My tendency is to empathize with the victims and feel pained by the stories I’ve heard and the experiences that I myself had to endure when things were less-than-sunny in mine and Rav Bina’s interesting relationship. But I trusted him. I did then. I do now.

And this has made all the difference.

Rav Bina’s greatest strength is also what brought this entire saga into fruition. He says it like it is. He’s politically incorrect if he needs to be. He laughs at conventional norms that most of us just accept because we’d rather just go with the flow. Rav Bina is up-front and authentic — perhaps, some may argue, to a fault.

Tough love is not abuse.

It looks like abuse because it pains its recipient.
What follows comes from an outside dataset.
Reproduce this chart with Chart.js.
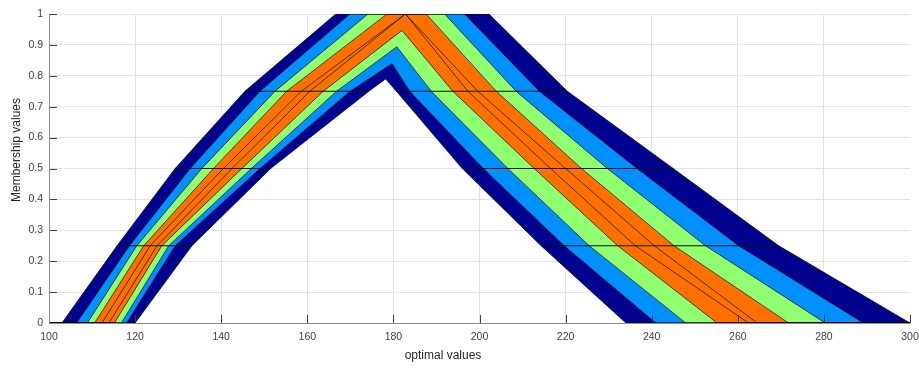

But egos are only broken through submission, and, sometimes, tough love is the only way to break past the countless defenses that our egos cleverly devise. Many of us could use a bit of ego adjustment. We need to be right-sized, even if it hurts.

I needed it, and I got it.

Today I can appreciate what I then resented.

I got exactly what I paid for. And I’m eternally grateful.

Rav Bina is The Soul’s best friend, and The Ego’s worst enemy. Sometimes we need some shaking in order to awaken. He shook me hard. And I thank him for that. Netiv Aryeh is my home away from home. It is for many of us. And it always will be.